The garden has a woodland section, a fruit and vegetable garden, and a variety of crops and trees, as well as a traditional hedgerow, wildflowers, a composting area and water conservation unit. A traditional red hay shed, complete with kitchen and dining area, provides space for workshops, attended during the show by some 800 primary school children who were invited on special tours to see the garden.
The garden is now being faithfully recreated close to the educational unit at Fota Wildlife Park, so that schools can use it as an educational resource to teach children about agriculture and biodiversity.
“The new resource will serve to educate our younger visitors on how our woodlands, native trees, grasses and associated wildlife can co-exist with agricultural practices,” said a park spokesperson.

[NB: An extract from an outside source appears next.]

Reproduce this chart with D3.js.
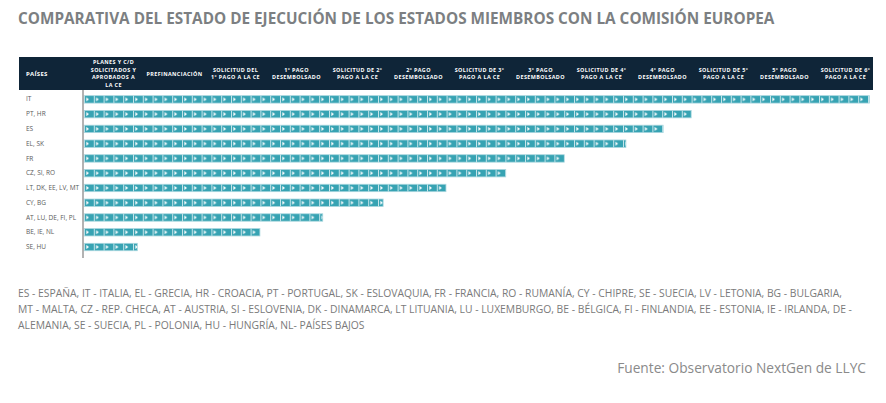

The garden is not the only one to be reconstructed after the show: first time Bloom designers Laura Cassin, Louise Jones and Linda Murphy, who won Overall Medium Garden winners for their Teagasc Garden of Hope, have now moved the garden to a permanent home at one of sponsor Pieta House’s crisis centres. And two smaller, 5m x 5m gardens created by schools in a pilot project at the show are to become outdoor classrooms at Ashton School in Cork, and Colinstown Community College in Clondalkin.